All these nightly news reports of the oversight failures in the pharmaceutical industry that allowed a so-called compounding pharmacy located just 20 miles down the road from where I live in Massachusetts to wreak havoc with tens of thousands of lives (including those who developed fungal meningitis from contaminated injections and those who are just frantically worrying about getting it) got me thinking about government oversight of the aviation industry. Or–in many cases–the lack thereof.
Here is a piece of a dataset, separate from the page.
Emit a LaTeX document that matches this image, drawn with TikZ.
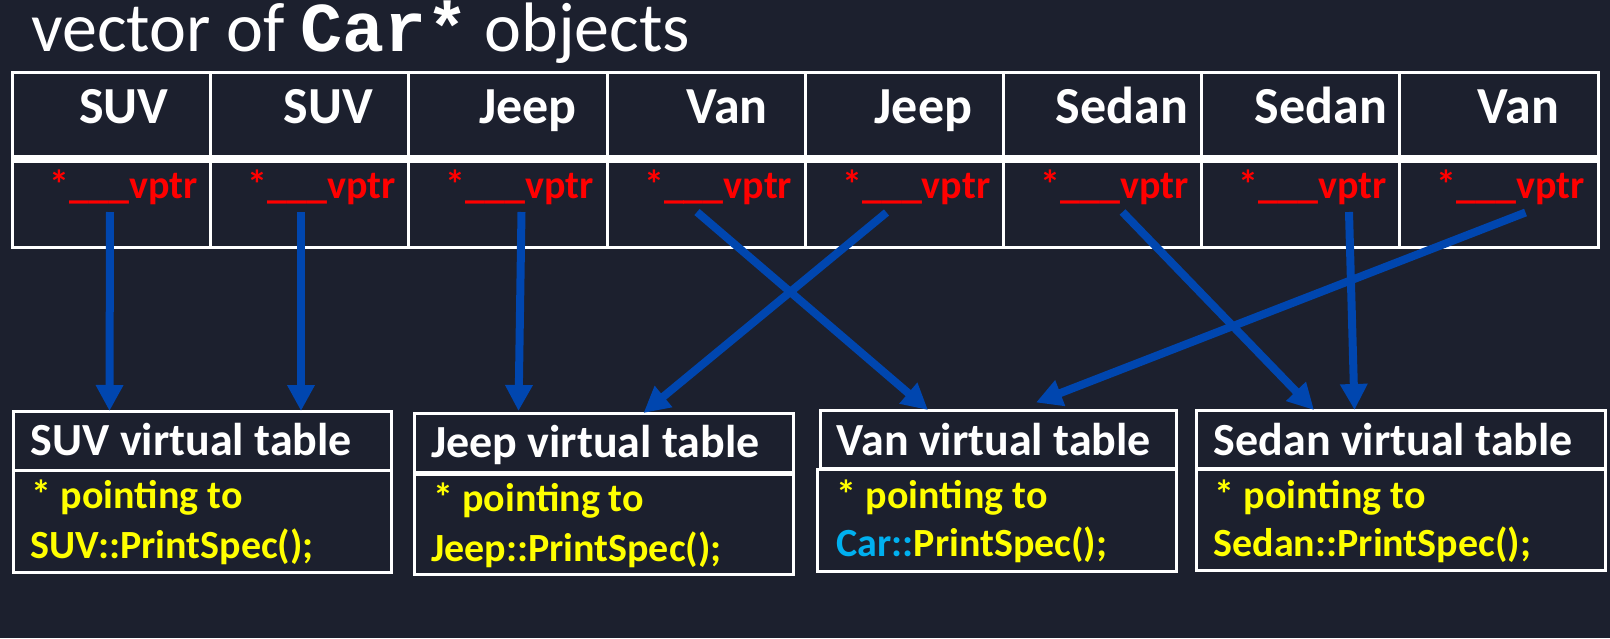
\documentclass[tikz,border=0pt]{standalone}
\usepackage{fontspec}
\setmainfont{Carlito}
\newfontfamily\codefont{Liberation Mono}
\usetikzlibrary{arrows.meta}
\definecolor{bg}{RGB}{28,32,46}
\definecolor{arrowblue}{RGB}{0,70,175}
\definecolor{carblue}{RGB}{0,176,240}
\definecolor{ptrred}{RGB}{255,0,0}
\definecolor{specyellow}{RGB}{255,255,0}
\tikzset{
  cellbox/.style={draw=white, line width=3pt, minimum width=198.2pt, inner sep=0pt, outer sep=0pt},
  hdrtext/.style={text=white, font=\fontsize{52}{60}\selectfont\bfseries, inner sep=0pt, anchor=base},
  ptrtext/.style={text=ptrred, font=\fontsize{40}{48}\selectfont\bfseries, inner sep=0pt, anchor=base east},
  vtbox/.style={draw=white, line width=3pt, inner sep=0pt, outer sep=0pt},
  vttitle/.style={text=white, font=\fontsize{46}{54}\selectfont\bfseries, inner sep=0pt, anchor=base west},
  vtbody/.style={text=specyellow, font=\fontsize{40}{48}\selectfont\bfseries, inner sep=0pt, anchor=base west},
  ptrarrow/.style={draw=arrowblue, line width=8pt, -{Triangle[length=26pt,width=26pt]}}
}
\begin{document}
\begin{tikzpicture}[x=1pt,y=-1pt]
\fill[bg] (0,0) rectangle (1610,638);
\useasboundingbox (0,0) rectangle (1610,638);

% title
\node[text=white, font=\fontsize{70}{80}\selectfont, inner sep=0pt, anchor=base west] (title) at (31,51.5)
  {vector of {\codefont\bfseries Car*} objects};

% table cells
\foreach \i in {1,...,8} {
  \node[cellbox, minimum height=87pt] (h\i) at ({12.5+198.2*(\i-0.5)},115.5) {};
  \node[cellbox, minimum height=88pt] (p\i) at ({12.5+198.2*(\i-0.5)},203) {};
}
\draw[white, line width=8pt] (h1.south west) -- (h8.south east);

% header labels
\foreach \i/\x/\t in {1/124/SUV,2/328.6/SUV,3/527.8/Jeep,4/727/Van,5/923.5/Jeep,6/1122/Sedan,7/1321/Sedan,8/1518.6/Van}
  \node[hdrtext] (hl\i) at (\x,123) {\t};

% vptr labels
\foreach \i in {1,...,8}
  \node[ptrtext] (pl\i) at ({12.5+198.2*\i-13},198) {*\_\_\_vptr};

% virtual tables
\node[vtbox, minimum width=378pt, minimum height=59pt] (suvT) at (202,440.5) {};
\node[vtbox, minimum width=378pt, minimum height=102pt] (suvB) at (202,521) {};
\node[vtbox, minimum width=379.5pt, minimum height=59pt] (jeepT) at (603.75,442.5) {};
\node[vtbox, minimum width=379.5pt, minimum height=100pt] (jeepB) at (603.75,524) {};
\node[vtbox, minimum width=356pt, minimum height=58pt] (vanT) at (998,439) {};
\node[vtbox, minimum width=359pt, minimum height=102pt] (vanB) at (996.5,520) {};
\node[vtbox, minimum width=409pt, minimum height=58pt] (sedT) at (1400.5,439) {};
\node[vtbox, minimum width=409pt, minimum height=101pt] (sedB) at (1400.5,519.5) {};

\node[vttitle] (suvTt) at (30.5,455) {SUV virtual table};
\node[vtbody] (suvL1) at (31.5,508.5) {* pointing to};
\node[vtbody] (suvL2) at (30.5,558.5) {SUV::PrintSpec();};

\node[vttitle] (jeepTt) at (431,457) {Jeep virtual table};
\node[vtbody] (jeepL1) at (433,511) {* pointing to};
\node[vtbody] (jeepL2) at (431,561) {Jeep::PrintSpec();};

\node[vttitle] (vanTt) at (836.5,455) {Van virtual table};
\node[vtbody] (vanL1) at (836.5,508.3) {* pointing to};
\node[vtbody] (vanL2) at (836.5,556.7) {{\color{carblue}Car::}PrintSpec();};

\node[vttitle] (sedTt) at (1213.5,455) {Sedan virtual table};
\node[vtbody] (sedL1) at (1214.5,508.3) {* pointing to};
\node[vtbody] (sedL2) at (1213.5,556.7) {Sedan::PrintSpec();};

% arrow starts
\coordinate (s1) at (110,212);
\coordinate (s2) at (301,212);
\coordinate (s3) at (521.5,212);
\coordinate (s4) at (697,212);
\coordinate (s5) at (886.5,212.5);
\coordinate (s6) at (1122.5,212);
\coordinate (s7) at (1349,212);
\coordinate (s8) at (1525.5,212.5);

\draw[ptrarrow] (s1) -- ([xshift=96.5pt]suvT.north west);
\draw[ptrarrow] (s2) -- ([xshift=288pt]suvT.north west);
\draw[ptrarrow] (s3) -- ([xshift=104.5pt,yshift=2pt]jeepT.north west);
\draw[ptrarrow] (s4) -- ([xshift=108pt]vanT.north west);
\draw[ptrarrow] (s5) -- ([xshift=229.5pt]jeepT.north west);
\draw[ptrarrow] (s6) -- ([xshift=118pt]sedT.north west);
\draw[ptrarrow] (s7) -- ([xshift=158.5pt]sedT.north west);
\draw[ptrarrow] (s8) -- ([xshift=216pt,yshift=7.5pt]vanT.north west);
\end{tikzpicture}
\end{document}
I have always thought that there are lessons to be learned from other industries, especially if we are sometimes too close to have sufficient perspective about the same issues affecting our own industry. You know that old saying about not being able to see the forest for the trees. Sometimes looking at other industries gives us that much-needed perspective. In fact, with the accident rate so low in aviation, it is appropriate to look at whether other regulated industries offer any lessons, so that we can learn those lessons without a painful burning hole in the ground. Certainly, there were lessons for us all in the lax SEC oversight of Wall Street that fueled the economic meltdown. (I’m still having a hard time understanding how no one went to jail for some of the stuff that went on.) Or the BP disaster that ruined so many people’s–not to mention marine–lives in the Gulf Coast region.
Sure, at different times of our lives many of us would have welcomed a little less government oversight. Certainly when I ran my own FBO at Logan International Airport, I did not welcome the sight of the FAA coming around. If nothing else, the agency’s presence slowed down our business for the day, responding to document requests or just walking inspectors around the premises. Fortunately, I never had to deal with an enforcement case against me or my company.
But what about a world without government oversight? That is what the compounding pharmacy debacle brings to mind. Somehow these pharmacies fell between the cracks of FDA regulation, and no one in the public at large had any idea. Supposedly the state of Massachusetts was responsible, but clearly it wasn’t up to the challenge. According to press reports, the pharmacy was blatantly in violation of numerous quality control standards, to the point that fungal contamination was evident to the naked eye.
Think that something comparable can’t happen with aviation? I think it can. We already have significant amounts of maintenance performed by companies with absolutely no FAA certificates and no FAA oversight whatsoever. Millions of people fly on scheduled airlines with maintenance performed by these unregulated entities. Does that concern you? It concerns me. In fact, it’s concerned me for a while. And I know I’m not alone. Other well-respected aviation safety advocates have expressed similar concerns.
Outsourced Service Needs Oversight
I’ve written and spoken a lot about my concerns regarding airlines outsourcing their maintenance, particularly to foreign repair stations, many in the developing world. As we all know, as maintenance on passenger airlines has moved farther and farther from the airline’s control, often across oceans and time zones, it has also moved farther and farther from FAA regulatory oversight. It’s troubling to have so much critical work performed with so little FAA review, especially unannounced inspector review.
In the old, pre-outsourcing days, inspectors regularly dropped by the carriers they were responsible for, reviewed paperwork and kicked the proverbial tires. Now, all major airlines contract significant amounts of their maintenance work to repair stations, many of them in parts of the world far distant from FAA offices. When the FAA does pay a visit, the inspections are usually–if not always–well coordinated in advance, removing any element of surprise and hence assurance that the inspection actually says anything meaningful about the repair station’s day-to-day operations. But at least these repair stations are certified, so they pass an initial FAA screening before they can operate as a repair station.
So, as vexing as the problem of lax oversight of foreign repair stations is, of greater concern is the total lack of regulatory oversight of many uncertified contractors used by domestic, as well as foreign, repair stations to perform maintenance functions. This affects both airline and business jet maintenance. As the DOT Inspector General highlighted in a 2005 report, these uncertified contractors are doing more and more sophisticated–and safety-critical–maintenance work. From my conversations with people in the industry, that trend has not abated. In fact, if anything, to compete in a business where the customers (the airlines and other aircraft owners) are extremely price sensitive, the trend is growing.
Of particular concern to the IG in its 2005 report was the lack of quality control and oversight found in uncertified entities compared with certified ones. The FAA is obviously aware of the IG’s criticism but its attempts to address it to date have been lackluster. Even the proposed changes in the repair station NPRM issued several months ago–years in the making–do not go nearly far enough to address the dangerous lack of regulatory oversight.
In a bureaucratic attempt to shift the cost and responsibility for oversight from the government to the private sector, the proposed rule would make repair stations responsible for ensuring that an uncertified entity’s quality control is the same as its own. Really? Does the FAA think that’s what the Inspector General was getting at in his 2005 report? Don’t get me wrong: repair stations should be accountable for overseeing those to whom they contract work, especially if the entities are uncertified, but that doesn’t mean the government should totally wash its hands of its responsibilities for certification and oversight. Just think of the compounding pharmacy in New England. As I write we’re up to 30 dead, 420 infected and more than 14,000 at risk.